# Dataset extract:
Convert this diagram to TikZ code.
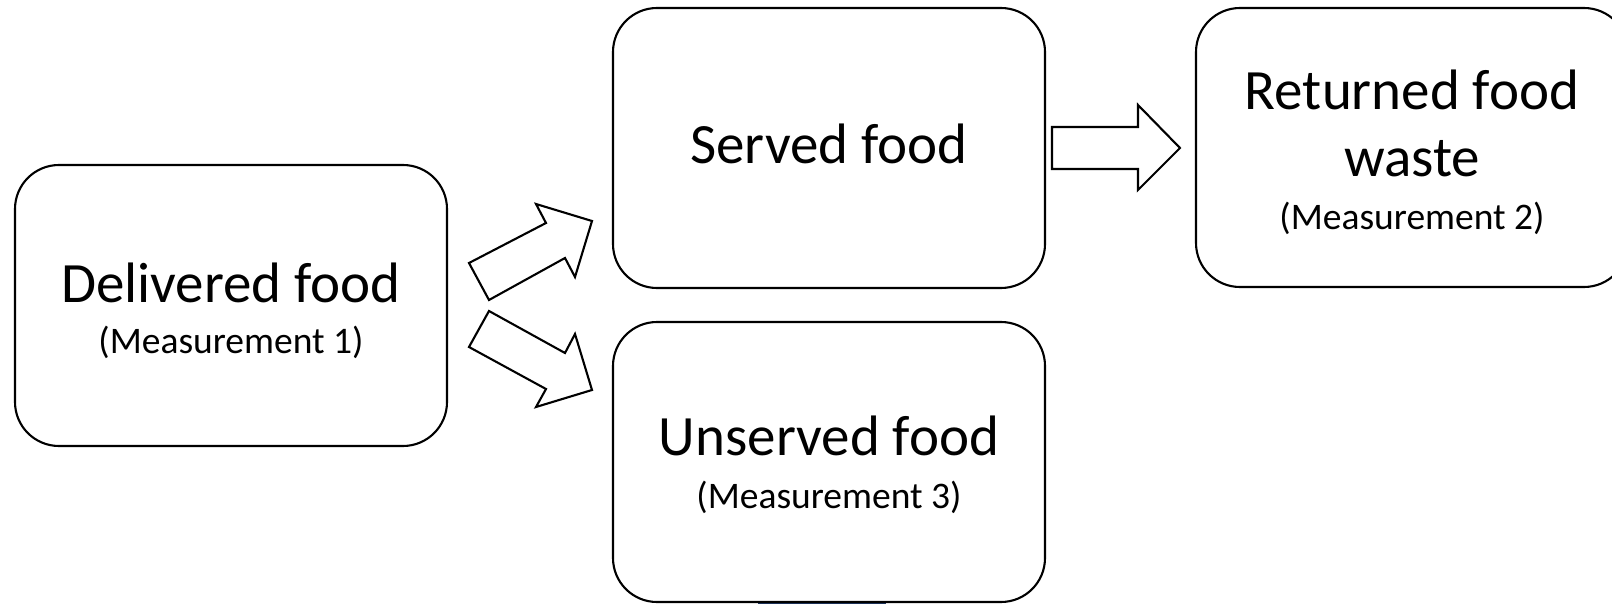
\documentclass[tikz,border=0pt]{standalone}
\usepackage{fontspec}
\setmainfont{Carlito}
\begin{document}
\begin{tikzpicture}[x=1pt,y=-1pt,
  box/.style={draw=black,line width=2.1pt,rounded corners=44pt,fill=white},
  big/.style={font=\fontsize{57}{60}\selectfont,anchor=base,inner sep=0pt},
  small/.style={font=\fontsize{37.5}{40}\selectfont,anchor=base,inner sep=0pt},
  blockarrow/.style={draw=black,line width=2.1pt,fill=white,line join=miter}]
\useasboundingbox (0,0) rectangle (1612,604);
\definecolor{navy}{RGB}{31,56,100}
\fill[navy] (758,601) rectangle (886,604);
% boxes
\draw[box] (15,165) rectangle (447,446);
\draw[box] (613,8) rectangle (1045,288);
\draw[box] (613,322) rectangle (1045,602);
\draw[box] (1196,8) rectangle (1628,287);
% texts
\node[big] (t1) at (231,302) {Delivered food};
\node[small] (m1) at (231,353) {(Measurement 1)};
\node[big] (t2) at (829,164) {Served food};
\node[big] (t3) at (829,455) {Unserved food};
\node[small] (m3) at (829,508) {(Measurement 3)};
\node[big] (t4) at (1412,110) {Returned food};
\node[big] (t4b) at (1412,177) {waste};
\node[small] (m2) at (1412,230) {(Measurement 2)};
% block arrows
\draw[blockarrow] (469,263) -- (546,223) -- (536,204) -- (592,221) -- (575,277) -- (565,258) -- (489,300) -- cycle;
\draw[blockarrow] (489,311) -- (565,353) -- (575,334) -- (592,390) -- (536,407) -- (546,389) -- (469,347) -- cycle;
\draw[blockarrow] (1052,127) -- (1138,127) -- (1138,105) -- (1180,148) -- (1138,190) -- (1138,169) -- (1052,169) -- cycle;
\end{tikzpicture}
\end{document}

# What this task involves:
Retype everything in the material word for word, minus pictures.

# Reply to the exercise:
Convert this diagram to TikZ code.
\documentclass[tikz,border=0pt]{standalone}
\usepackage{fontspec}
\setmainfont{Carlito}
\begin{document}
\begin{tikzpicture}[x=1pt,y=-1pt,
  box/.style={draw=black,line width=2.1pt,rounded corners=44pt,fill=white},
  big/.style={font=\fontsize{57}{60}\selectfont,anchor=base,inner sep=0pt},
  small/.style={font=\fontsize{37.5}{40}\selectfont,anchor=base,inner sep=0pt},
  blockarrow/.style={draw=black,line width=2.1pt,fill=white,line join=miter}]
\useasboundingbox (0,0) rectangle (1612,604);
\definecolor{navy}{RGB}{31,56,100}
\fill[navy] (758,601) rectangle (886,604);
% boxes
\draw[box] (15,165) rectangle (447,446);
\draw[box] (613,8) rectangle (1045,288);
\draw[box] (613,322) rectangle (1045,602);
\draw[box] (1196,8) rectangle (1628,287);
% texts
\node[big] (t1) at (231,302) {Delivered food};
\node[small] (m1) at (231,353) {(Measurement 1)};
\node[big] (t2) at (829,164) {Served food};
\node[big] (t3) at (829,455) {Unserved food};
\node[small] (m3) at (829,508) {(Measurement 3)};
\node[big] (t4) at (1412,110) {Returned food};
\node[big] (t4b) at (1412,177) {waste};
\node[small] (m2) at (1412,230) {(Measurement 2)};
% block arrows
\draw[blockarrow] (469,263) -- (546,223) -- (536,204) -- (592,221) -- (575,277) -- (565,258) -- (489,300) -- cycle;
\draw[blockarrow] (489,311) -- (565,353) -- (575,334) -- (592,390) -- (536,407) -- (546,389) -- (469,347) -- cycle;
\draw[blockarrow] (1052,127) -- (1138,127) -- (1138,105) -- (1180,148) -- (1138,190) -- (1138,169) -- (1052,169) -- cycle;
\end{tikzpicture}
\end{document}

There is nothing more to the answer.